Please transcribe the data that follows without the pictures, keeping every word the same.

Charts and diagrams as code:
** Start **
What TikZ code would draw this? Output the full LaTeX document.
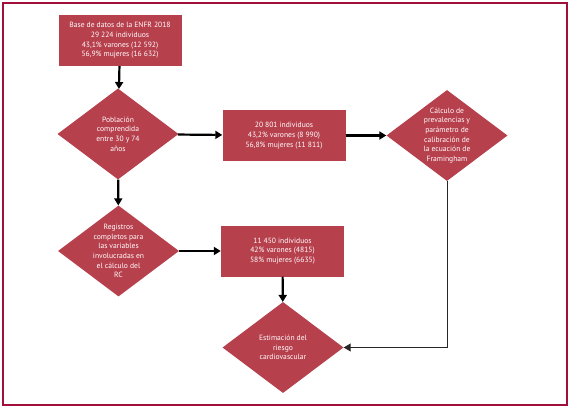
\documentclass[tikz,border=0pt]{standalone}
\usepackage{fontspec}
\setmainfont{PT Sans}
\usetikzlibrary{shapes.geometric,arrows.meta}
\definecolor{flowred}{RGB}{183,64,77}
\definecolor{framered}{RGB}{160,16,58}
\begin{document}
\begin{tikzpicture}[
    x=1pt, y=-1pt,
    box/.style={
        fill=flowred, text=white, font=\fontsize{7.6}{9.7}\selectfont,
        align=center, minimum width=123pt, minimum height=51pt, inner sep=0pt
    },
    dia/.style={
        diamond, fill=flowred, text=white, font=\fontsize{7.6}{9.7}\selectfont,
        align=center, minimum width=121pt, minimum height=91pt, inner sep=-10pt
    },
    flow/.style={line width=2.2pt, -{Triangle[length=7pt,width=8pt]}},
    back/.style={line width=1pt, draw=black!85, -{Triangle[length=7pt,width=8pt]}}
]
\useasboundingbox (0,0) rectangle (570,409);
\draw[framered, line width=2pt] (3,3) rectangle (567,405);

\node[box] (base) at (120,40.5)
    {Base de datos de la ENFR 2018\\29 224 individuos\\43,1\% varones (12 592)\\56,9\% mujeres (16 632)};
\node[dia] (pob) at (118,134) {Población\\comprendida\\entre 30 y 74\\años};
\node[box] (n20) at (284,135.5)
    {20 801 individuos\\43,2\% varones (8 990)\\56,8\% mujeres (11 811)};
\node[dia] (calc) at (447,135.5)
    {Cálculo de\\prevalencias y\\parámetro de\\calibración de\\la ecuación de\\Framingham};
\node[dia] (reg) at (118.5,251)
    {Registros\\completos para\\las variables\\involucradas en\\el cálculo del\\RC};
\node[box] (n11) at (282.5,251)
    {11 450 individuos\\42\% varones (4815)\\58\% mujeres (6635)};
\node[dia] (est) at (283,347.5) {Estimación del\\riesgo\\cardiovascular};

\draw[flow] (base) -- (pob);
\draw[flow] (pob) -- (n20);
\draw[flow] (n20) -- (calc);
\draw[flow] (pob) -- (reg);
\draw[flow] (reg) -- (n11);
\draw[flow] (n11) -- (est);
\draw[back] (calc.south) |- (est.east);
\end{tikzpicture}
\end{document}
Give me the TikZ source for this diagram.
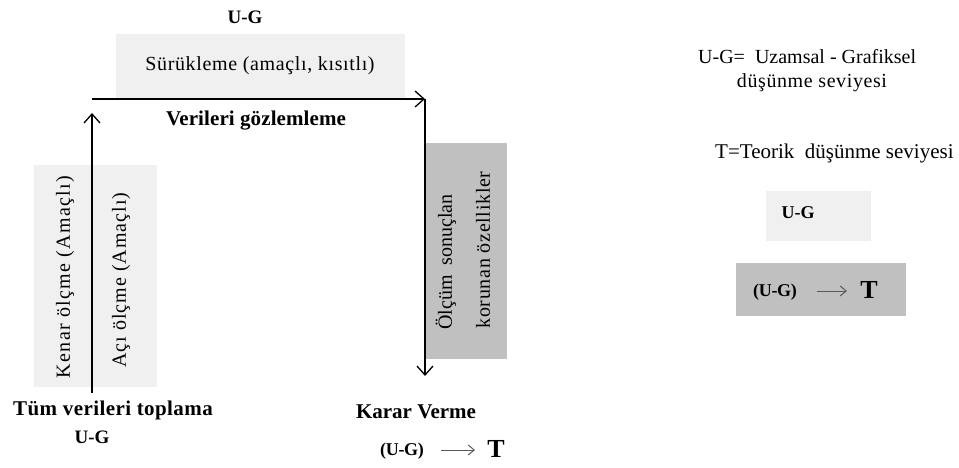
** End **
CORRECT RESULT:
What TikZ code would draw this? Output the full LaTeX document.
\documentclass[tikz,border=0pt]{standalone}
\usepackage{fontspec}
\setmainfont{PT Sans}
\usetikzlibrary{shapes.geometric,arrows.meta}
\definecolor{flowred}{RGB}{183,64,77}
\definecolor{framered}{RGB}{160,16,58}
\begin{document}
\begin{tikzpicture}[
    x=1pt, y=-1pt,
    box/.style={
        fill=flowred, text=white, font=\fontsize{7.6}{9.7}\selectfont,
        align=center, minimum width=123pt, minimum height=51pt, inner sep=0pt
    },
    dia/.style={
        diamond, fill=flowred, text=white, font=\fontsize{7.6}{9.7}\selectfont,
        align=center, minimum width=121pt, minimum height=91pt, inner sep=-10pt
    },
    flow/.style={line width=2.2pt, -{Triangle[length=7pt,width=8pt]}},
    back/.style={line width=1pt, draw=black!85, -{Triangle[length=7pt,width=8pt]}}
]
\useasboundingbox (0,0) rectangle (570,409);
\draw[framered, line width=2pt] (3,3) rectangle (567,405);

\node[box] (base) at (120,40.5)
    {Base de datos de la ENFR 2018\\29 224 individuos\\43,1\% varones (12 592)\\56,9\% mujeres (16 632)};
\node[dia] (pob) at (118,134) {Población\\comprendida\\entre 30 y 74\\años};
\node[box] (n20) at (284,135.5)
    {20 801 individuos\\43,2\% varones (8 990)\\56,8\% mujeres (11 811)};
\node[dia] (calc) at (447,135.5)
    {Cálculo de\\prevalencias y\\parámetro de\\calibración de\\la ecuación de\\Framingham};
\node[dia] (reg) at (118.5,251)
    {Registros\\completos para\\las variables\\involucradas en\\el cálculo del\\RC};
\node[box] (n11) at (282.5,251)
    {11 450 individuos\\42\% varones (4815)\\58\% mujeres (6635)};
\node[dia] (est) at (283,347.5) {Estimación del\\riesgo\\cardiovascular};

\draw[flow] (base) -- (pob);
\draw[flow] (pob) -- (n20);
\draw[flow] (n20) -- (calc);
\draw[flow] (pob) -- (reg);
\draw[flow] (reg) -- (n11);
\draw[flow] (n11) -- (est);
\draw[back] (calc.south) |- (est.east);
\end{tikzpicture}
\end{document}
Give me the TikZ source for this diagram.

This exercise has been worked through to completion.